The track opens with an 8-bit flourish—a deliberate nod to gaming culture that immediately situates us in digital territory. But this isn't mere nostalgic window-dressing. Producer Patrick Windsor has crafted a soundscape that mirrors the song's thematic concerns: acoustic warmth butting up against electric edges, organic instrumentation infiltrated by programmed drums and synthetic textures. The arrangement itself becomes a meditation on the hybrid existence we now inhabit, neither fully analog nor completely digital, but suspended in the uncomfortable in-between.
Rosene's voice carries a conversational intimacy that recalls Regina Spektor's theatrical vulnerability, yet there's steel underneath—a refusal to collapse into either cynicism or sentimentality. She's narrating a breakup of sorts, though the rival isn't another person but rather the seductive omniscience of recommendation algorithms. "Is it going to start feeling like Instagram or TikTok understands you better than your partner?" she asks, and the question lands with uncomfortable precision. We've all felt it: that eerie moment when a social platform surfaces exactly what we didn't know we wanted, offering a mirror more flattering than any human observation could provide.
The genius of "Love and Algorhythms" lies in its refusal to take easy shots. This isn't a Luddite screed or technophobic sermon. Rosene grapples with genuine ambivalence—the recognition that these digital systems offer real pleasures, real connections, real understanding, even as they hollow out something essential. The grief she describes is authentic: mourning not for a lost past but for a present that keeps slipping through our fingers while we chase phantom intimacy.
Enter the claymation video, a masterstroke of conceptual coherence. Created with her brother Jack Hubbell, the painstaking stop-motion animation becomes both form and content. Each frame required human hands, human time, human imperfection—a pointed rebuke to the frictionless efficiency of AI-generated content.
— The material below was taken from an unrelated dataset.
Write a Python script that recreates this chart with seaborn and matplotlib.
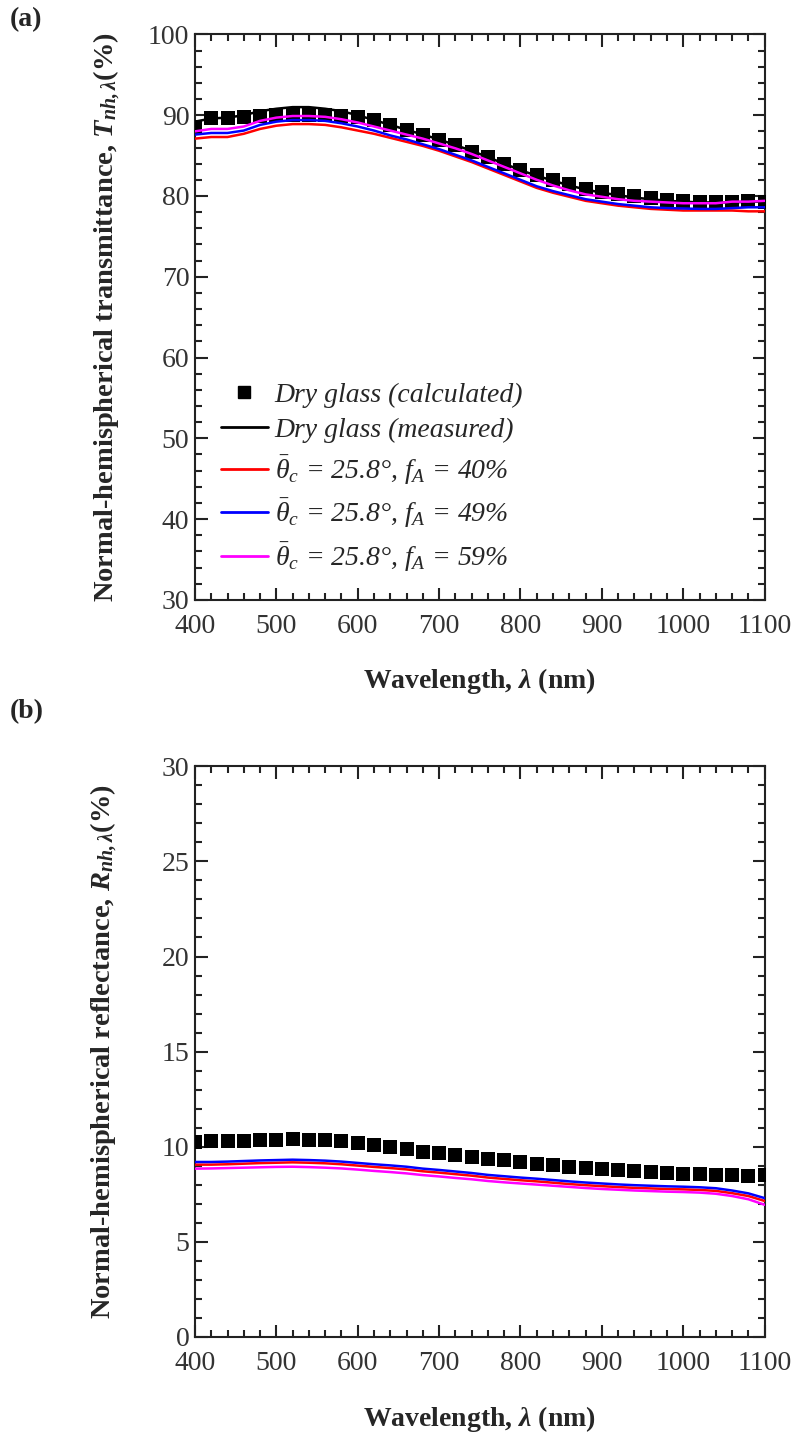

The clay Madeline, trapped in her scrolling stupor while a flesh-and-blood partner pleads for attention, captures the zombie state of digital addiction with tragicomic precision. The medium's inherent slowness forces viewers to consider the labor involved, the human investment, in direct opposition to the algorithmic instant gratification the song critiques.
Rosene's previous work—albums with titles like *Raised on Porn* and *Everyday Existential Crisis*—established her willingness to prod uncomfortable cultural sore spots. "Love and Algorhythms" continues this trajectory while displaying notable artistic maturity. The sonic influences are clear: St. Vincent's art-rock experimentation, Fiona Apple's emotional fearlessness, Alanis Morissette's unflinching self-examination. But Rosene has synthesized these touchstones into something distinctly her own.
The decision to submit the video to film festivals via FilmFreeway signals ambition beyond the typical single release cycle. Rosene appears determined to position her work within broader conversations about art, technology, and human experience. It's a bold move that risks pretension but mostly succeeds on the strength of the execution.
"Love and Algorhythms" ultimately functions as a lament for attention itself—both the attention we give and the attention we receive. As algorithms grow more sophisticated at predicting and manipulating our desires, the question becomes: what remains of authentic human connection? Rosene doesn't offer solutions, which is precisely why the song resonates. She's simply holding up a mirror, asking us to look at what we've become, and trusting that recognition might be enough to spark something like change. Or at least, to make us put down our phones for three minutes and forty seconds.